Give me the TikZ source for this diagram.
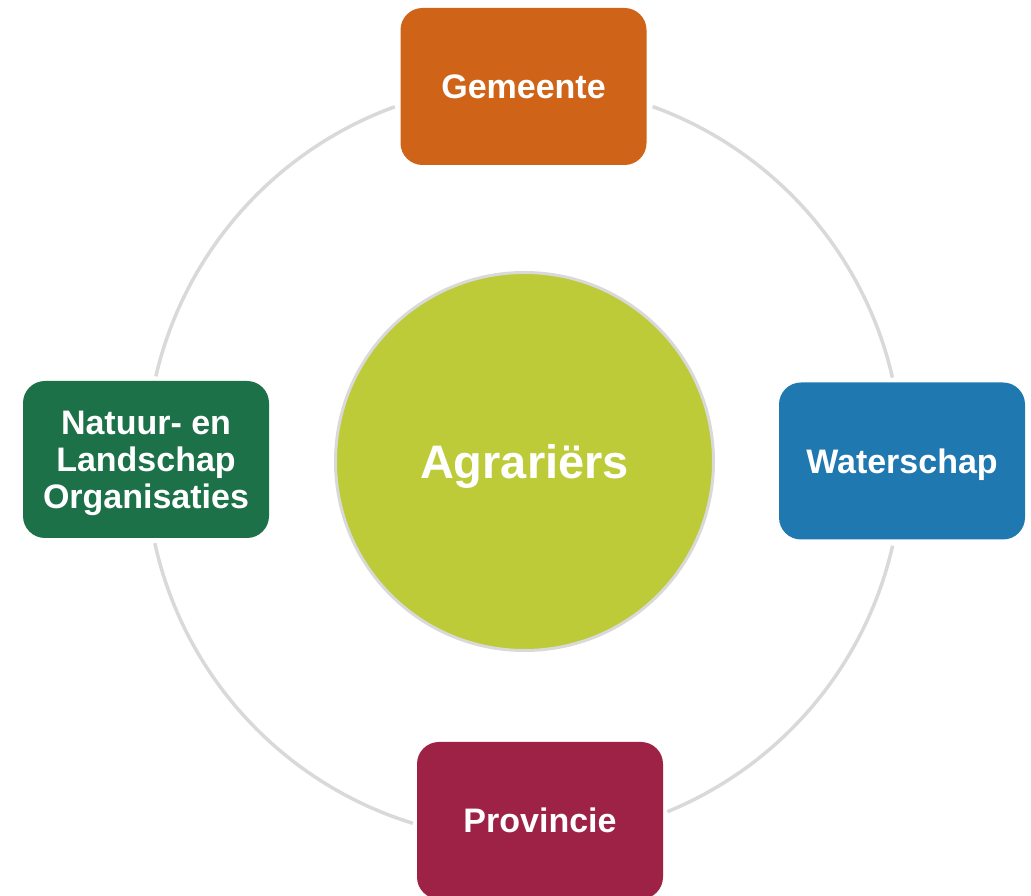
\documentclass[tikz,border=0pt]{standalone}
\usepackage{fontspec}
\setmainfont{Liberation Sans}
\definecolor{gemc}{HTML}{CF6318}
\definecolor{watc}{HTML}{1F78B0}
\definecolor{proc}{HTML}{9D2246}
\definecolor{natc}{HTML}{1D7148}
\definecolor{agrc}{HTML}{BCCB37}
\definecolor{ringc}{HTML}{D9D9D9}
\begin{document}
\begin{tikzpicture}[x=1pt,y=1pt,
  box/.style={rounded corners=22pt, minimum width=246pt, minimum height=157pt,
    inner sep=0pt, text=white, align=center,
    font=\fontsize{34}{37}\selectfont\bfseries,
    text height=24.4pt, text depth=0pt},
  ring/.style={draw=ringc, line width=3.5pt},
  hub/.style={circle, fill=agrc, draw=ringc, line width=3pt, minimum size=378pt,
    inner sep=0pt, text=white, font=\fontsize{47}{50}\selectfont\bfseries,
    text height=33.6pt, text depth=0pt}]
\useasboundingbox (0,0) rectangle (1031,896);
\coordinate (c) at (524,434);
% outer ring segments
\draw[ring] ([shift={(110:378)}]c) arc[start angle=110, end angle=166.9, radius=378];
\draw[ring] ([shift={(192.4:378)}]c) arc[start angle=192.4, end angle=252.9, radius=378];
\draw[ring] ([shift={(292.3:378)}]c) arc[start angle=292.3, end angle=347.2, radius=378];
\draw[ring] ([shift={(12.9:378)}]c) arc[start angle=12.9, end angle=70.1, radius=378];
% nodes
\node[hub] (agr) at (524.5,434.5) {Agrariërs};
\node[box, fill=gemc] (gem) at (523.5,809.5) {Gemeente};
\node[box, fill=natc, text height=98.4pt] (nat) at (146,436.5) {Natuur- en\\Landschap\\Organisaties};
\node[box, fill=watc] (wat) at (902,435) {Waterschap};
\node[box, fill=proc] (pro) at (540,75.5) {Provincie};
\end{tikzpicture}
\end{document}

------------------------------------------------------------------------

* _TASK TO CARRY OUT_: Go through the listing above and quote it exactly, apart from its images.

* _RESPONSE BELOW_:
Give me the TikZ source for this diagram.
\documentclass[tikz,border=0pt]{standalone}
\usepackage{fontspec}
\setmainfont{Liberation Sans}
\definecolor{gemc}{HTML}{CF6318}
\definecolor{watc}{HTML}{1F78B0}
\definecolor{proc}{HTML}{9D2246}
\definecolor{natc}{HTML}{1D7148}
\definecolor{agrc}{HTML}{BCCB37}
\definecolor{ringc}{HTML}{D9D9D9}
\begin{document}
\begin{tikzpicture}[x=1pt,y=1pt,
  box/.style={rounded corners=22pt, minimum width=246pt, minimum height=157pt,
    inner sep=0pt, text=white, align=center,
    font=\fontsize{34}{37}\selectfont\bfseries,
    text height=24.4pt, text depth=0pt},
  ring/.style={draw=ringc, line width=3.5pt},
  hub/.style={circle, fill=agrc, draw=ringc, line width=3pt, minimum size=378pt,
    inner sep=0pt, text=white, font=\fontsize{47}{50}\selectfont\bfseries,
    text height=33.6pt, text depth=0pt}]
\useasboundingbox (0,0) rectangle (1031,896);
\coordinate (c) at (524,434);
% outer ring segments
\draw[ring] ([shift={(110:378)}]c) arc[start angle=110, end angle=166.9, radius=378];
\draw[ring] ([shift={(192.4:378)}]c) arc[start angle=192.4, end angle=252.9, radius=378];
\draw[ring] ([shift={(292.3:378)}]c) arc[start angle=292.3, end angle=347.2, radius=378];
\draw[ring] ([shift={(12.9:378)}]c) arc[start angle=12.9, end angle=70.1, radius=378];
% nodes
\node[hub] (agr) at (524.5,434.5) {Agrariërs};
\node[box, fill=gemc] (gem) at (523.5,809.5) {Gemeente};
\node[box, fill=natc, text height=98.4pt] (nat) at (146,436.5) {Natuur- en\\Landschap\\Organisaties};
\node[box, fill=watc] (wat) at (902,435) {Waterschap};
\node[box, fill=proc] (pro) at (540,75.5) {Provincie};
\end{tikzpicture}
\end{document}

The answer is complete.